Sheila had a doze i think, whilst this activity was being carried out.
Later we met up with some friends in the Newfield Inn for a couple of beers.
Thursday night proved to be a cold night but the sun was warming the tent nicely as we awoke.
We had decided to do a walk round Stickle pike and Great Stickle today. This is not a difficult walk by any means but it was one that we had been meaning to do for a while so today was the day.
We parked low down in the valley bottom near to Cinderhill Beck and from here walked south along the road to pick up the track signposted on the left.
This is a excellent man made track up into the hills. I believe it's origins go back to when peat was cut from the boggy fells and then brought down by this track.

Eventually the path leads to Hovel Knot, a promontory below Great Stickle with good views.
From Hovel Knot its only a short walk to the trig point on top of Great Stickle  from where we could see our next top Stickle Pike.
We followed the high ground leading to Yew Pike, west of Stickle pike and then turned east to pick up a track leading on to the east shoulder of Stickle pike and with Stickle tarn on the right.
Once on Stickle pike there are great views of the high fells.
From here we carried on north until we joined the road at Kiln Bank cross and then found the track which leads to Birks and Ulpha bridge.
It was getting to be a really warm day and so as we dropped down the secondary layer came off.
Crossing Ulpha bridge and then turning left on a minor road we came across a field full of Daffodils and then a little further on the path is found, through a gate opposite the old Bobbin Mill.

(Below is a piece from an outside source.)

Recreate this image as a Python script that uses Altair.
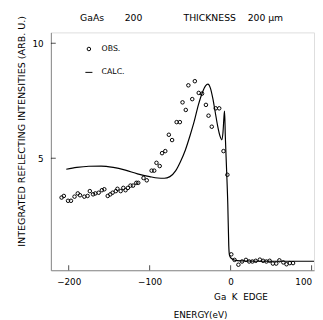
import altair as alt
import pandas as pd

# ---- data ----
obs_energy = [-208.8, -206, -200.8, -197.2, -192.8, -188.8, -186, -180.7, -176.7, -173.9,
              -169.9, -167.1, -163, -159, -156, -151.8, -148.6, -145.8, -141.8, -139.8,
              -135.8, -132.5, -129.8, -126.9, -123.7, -120.5, -116.5, -114.1, -107.6, -103.6,
              -97.6, -94.4, -91.6, -87.6, -84.7, -80.7, -76.3, -72.3, -66.7, -62.7,
              -59.4, -55.4, -52.2, -47.4, -44.2, -39.4, -35.3, -30.5, -27.3, -23.3,
              -18.4, -14.1, -8.8, -4, 0.8, 4.8, 9.6, 14.1, 18.9, 22.9,
              26.9, 31, 36.1, 40.1, 44.2, 48.2, 52.2, 56.3, 60.2, 65.1,
              69, 73.1, 77.1]
obs_intensity = [3.29, 3.36, 3.15, 3.15, 3.33, 3.47, 3.39, 3.33, 3.36, 3.57,
                 3.43, 3.47, 3.5, 3.61, 3.65, 3.36, 3.43, 3.5, 3.57, 3.67,
                 3.57, 3.71, 3.61, 3.71, 3.81, 3.81, 3.93, 3.93, 4.14, 4.04,
                 4.46, 4.46, 4.8, 4.66, 5.22, 5.31, 6.02, 5.79, 6.57, 6.57,
                 7.43, 7.1, 8.17, 7.57, 8.35, 7.84, 7.81, 7.32, 6.85, 6.37,
                 7.17, 7.17, 5.31, 4.28, 0.82, 0.58, 0.37, 0.51, 0.58, 0.51,
                 0.51, 0.54, 0.59, 0.54, 0.51, 0.54, 0.42, 0.42, 0.56, 0.47,
                 0.39, 0.44, 0.44]

calc_energy = [-203, -190, -175, -160, -145, -130, -115, -100, -90, -82,
               -75, -68, -62, -56, -50, -45, -40, -35, -31, -28,
               -25, -22, -19, -16, -13, -11, -9.5, -8, -7.5, -6.5,
               -5, -3.5, -2.3, -1.5, 0, 3, 8, 20, 40, 60, 80, 103]
calc_intensity = [4.52, 4.6, 4.65, 4.66, 4.6, 4.48, 4.32, 4.2, 4.14, 4.13,
                  4.2, 4.45, 4.85, 5.35, 6.0, 6.6, 7.3, 7.85, 8.15, 8.22,
                  8.05, 7.6, 7.0, 6.4, 5.95, 5.8, 6.1, 6.9, 7.05, 5.9,
                  4.5, 3.0, 1.2, 0.8, 0.68, 0.6, 0.55, 0.53, 0.52, 0.52, 0.52, 0.52]

x_ticks = [-200, -100, 0, 100]
y_ticks = [5, 10]
series_names = ["OBS.", "CALC."]

obs = pd.DataFrame({"E": obs_energy, "I": obs_intensity, "series": series_names[0]})
calc = pd.DataFrame({"E": calc_energy, "I": calc_intensity})
xt = pd.DataFrame({"E": x_ticks})
yt = pd.DataFrame({"I": y_ticks})
note = pd.DataFrame({"t": ["Ga\u00a0\u00a0K\u00a0\u00a0EDGE"]})

FONT = "DejaVu Sans"
W, H = 270, 244
NB = "\u00a0"

xs = alt.Scale(domain=[-222, 103], nice=False, zero=False)
ys = alt.Scale(domain=[0.13, 10.47], nice=False, zero=False)

x_axis = alt.Axis(values=x_ticks, format="d", ticks=False, grid=False,
                  labelPadding=8, labelFontSize=9, labelFont=FONT,
                  labelFlush=5, labelFlushOffset=0,
                  title="ENERGY(eV)", titleX=153, titleY=45, titleBaseline="middle",
                  titleFontSize=9, titleFont=FONT, titleFontWeight="normal")
y_axis = alt.Axis(values=y_ticks, format="d", ticks=False, grid=False,
                  labelPadding=8, labelFontSize=9, labelFont=FONT,
                  title="INTEGRATED REFLECTING INTENSITIES (ARB. U.)",
                  titleX=-30, titleY=101, titleBaseline="middle", titleAlign="center",
                  titleFontSize=9.8, titleFont=FONT, titleFontWeight="normal")

X = alt.X("E:Q", scale=xs, axis=x_axis)
Y = alt.Y("I:Q", scale=ys, axis=y_axis)

line = alt.Chart(calc).mark_line(color="black", strokeWidth=1.2, interpolate="monotone").encode(x=X, y=Y)

points = alt.Chart(obs).mark_point(filled=False, color="black", size=13, strokeWidth=1, opacity=1).encode(
    x=X, y=Y,
    shape=alt.Shape("series:N",
                    scale=alt.Scale(domain=series_names, range=["circle", "M-2,0H2"]),
                    legend=alt.Legend(orient="none", legendX=35, legendY=13, title=None,
                                      padding=0, rowPadding=16, labelOffset=9,
                                      symbolSize=13, symbolStrokeColor="black",
                                      symbolFillColor="transparent", symbolStrokeWidth=1,
                                      labelFont=FONT, labelFontSize=8, labelColor="black")),
)

xtick = alt.Chart(xt).mark_tick(color="black", orient="vertical", size=5, thickness=1).encode(
    x=X, y=alt.value(H - 2.5))
ytick = alt.Chart(yt).mark_tick(color="black", orient="horizontal", size=5, thickness=1).encode(
    y=Y, x=alt.value(2.5))

ktext = alt.Chart(note).mark_text(font=FONT, fontSize=9, color="black", align="center",
                                  baseline="middle").encode(
    text="t:N", x=alt.value(195), y=alt.value(272))

title_text = ("GaAs" + NB * 7 + "200" + NB * 14 + "THICKNESS" + NB * 4 + "200" + NB * 1 + "μm")

chart = alt.layer(line, points, xtick, ytick, ktext).properties(
    width=W, height=H,
    autosize=alt.AutoSizeParams(type="none"),
    padding={"left": 44, "top": 21, "right": 1, "bottom": 47},
    title=alt.Title(title_text, anchor="start", frame="group", dx=30, dy=15, offset=8,
                    font=FONT, fontSize=9.5, fontWeight="normal", color="black"),
).configure_view(stroke=None).configure_axis(
    domainColor="black", domainWidth=1, labelColor="black", titleColor="black"
).configure(background="white")

chart.save("out.html", embed_options={"renderer": "svg", "actions": False})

 The path from the Bobbin Mill leads through Forge wood and without any difficulties, in about 2 1/2 miles you come to the Wood Mill at Beckfoot. The woods walk is again full of wild flowers and Daffs and will very soon be full of blue bells.
At the Wood Mill watch out for the track behind the mill which leads to Rawfold bridge. It's easy here to walk straight on towards the small hamlet at Beckfoot and miss this turning.

Once over Rawfold bridge the path leads through the gate opposite and then through two fields and up to the road where you turn left and return to the car.
On the way to the car we saw an Adder with a sore head. (It had been run over)
This walk was 15km total and had a ascent of 541 metres and a descent of 543 metres. It's the kind of walk that you tell yourself, I'll save that walk for a wet day. I'm pleased that we did it when it was fine, because the views in all 360 degrees are worth seeing. If it had been a lousy day then the views more than likely would have been hidden and that would have been a shame.

2 comments:

Alan Sloman said...

Nice walk, Al.
So, when you had finished, the earth must have moved for you both...
" ascent of 541 metres and a descent of 543 metres "

:-)

The Odyssee said...

Moved! There must have been a volcanic eruption.